The documents were definitely not classified as secret. But they contained detailed information about U.S. government programs to help Cuban dissidents that Havana has outlawed as a semi-clandestine campaign to topple the communist system.
So when the U.S. Agency for International Development mistakenly used an unencrypted line to send the documents to U.S. diplomats in Havana, USAID officials were chagrined and some of the authors of the document were incredulous.
“An amazingly stupid thing to do,” said an official of one of the groups that generated the documents — minutely detailed applications for a $6 million USAID program to train emerging leaders of Cuba’s non-government sectors.
His application of more than 200 pages contained a complete history of his past work with USAID’s pro-democracy programs in Cuba, the official said, some names of possible trainees and venues where they might be trained.
USAID has played down the impact of the mistake, arguing that the U.S. government never classified the pro-democracy programs as secret or even confidential.
“Nothing about USAID’s Cuba program is classified. We simply carry out programs in a discreet manner to help ensure the safety of all those involved,” said USAID spokesman Karl Duckworth.
But the agency’s own documents highlight the security concerns surrounding the program.

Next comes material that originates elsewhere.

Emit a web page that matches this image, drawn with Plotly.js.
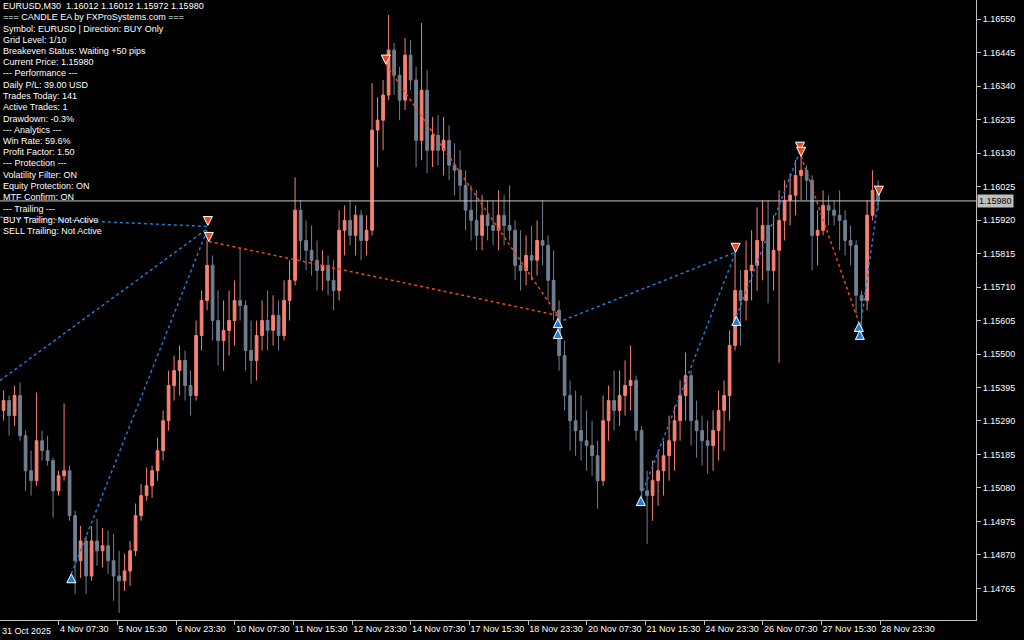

“Given the nature of the Cuban regime and the political sensitivity of the USAID Program, USAID cannot be held responsible for any injury or inconvenience suffered by individuals traveling to the island under USAID . . . funding,” one agency contract states.
A slide presentation for non-government organizations (NGOs) that have been awarded USAID grants advises them to report any “Security Concerns, including Government of Cuba harassment and detention.”
Alan P. Gross, a USAID subcontractor from Maryland, is serving a 15-year prison term in Havana for delivering to Cuban Jews three satellite telephones, paid for by the U.S. government, so they could have direct and uncensored access to the Internet.
It was therefore shocking when USAID officials told applicants for the $6 million in grants in September that their applications had been sent to U.S. diplomats in Havana for their review on an unsecure line instead of the usual encrypted line.
Duckworth declined to comment further on the incident. But four officials of NGOs that applied for the funds provided details to El Nuevo Herald. They asked for anonymity, saying they wanted to stay on good terms with USAID.
The USAID request for proposal SOL-OAA-13-000110, posted publicly on July 10, offered a total of $6 million over three years, broken up into at least two grants of no more than $3 million and no less than $1 million.
Its goal was “to strengthen human capacity on the island by providing opportunities for civil society leaders to travel outside of Cuba to gain technical skills and experiential learning in an array of fields important to democracy and civil society development.”
More than 20 NGOs are believed to have submitted applications by the Aug. 9 deadline — competition for the funds is stiff. Their applications included proposed budgets, ways of monitoring and evaluations progress, organizational charts and past experience in Cuba.
The applications are not required to include names or contacts, “but you usually include some to show that you know people, that your organization has some weight,” said one of the NGO officials.
USAID officials called the applicants in late August to deliver the bad news: All their proposals had been sent on an unsecure line to Havana. One applicant quoted an agency official as saying, “We think the Cuban government may have seen all the proposals.”
Cuba’s intelligence agencies consider the United States as their No. 1 enemy, and spy constantly on Washington’s diplomats in Havana, monitoring their communications and bugging their homes.
USAID told the NGOs they could withdraw the proposals if they considered the risks to be too high. None the applicants withdrew, with one telling El Nuevo Herald there was no sense turning back since Cuban intelligence no doubt already had the documents.
A few weeks later, each of the applicants received rejection letters that made no mention of the USAID gaffe but noted that their proposals were weak in one way or another, the NGO officials said.
The $6 million was distributed among USAID’s other ongoing Cuba democracy programs, created under the Helms-Burton act of 1996.
Security around the USAID programs has long been an issue because of the fears that Cuban government officials can get their hands on sensitive information and use it to disrupt the programs or even throw participants in jail — like Gross.
The Washington-based Freedom House voluntarily surrendered a $1.7 million Cuba grant in 2011 after complaining that USAID was asking for too much information about how the funds were being spent, including the identities and travel plans of participants.
“We take very seriously the need to be accountable for these programs,” Freedom House Deputy Director of Programs Daniel Calingaert said at the time. But USAID’s requests for information are “not just onerous. They really raise the risk of what we do.”
A U.S federal indictment unsealed in April accused former USAID attorney Marta Rita Velazquez of conspiracy to commit espionage on behalf of Cuba. She is living with her husband in Sweden, and has not been extradited.
The indictment said Velazquez introduced convicted Cuban spy Ana Belen Montes, a former Pentagon intelligence analyst, to a Cuban intelligence official in New York in 1984, when the two women were graduate students in Washington.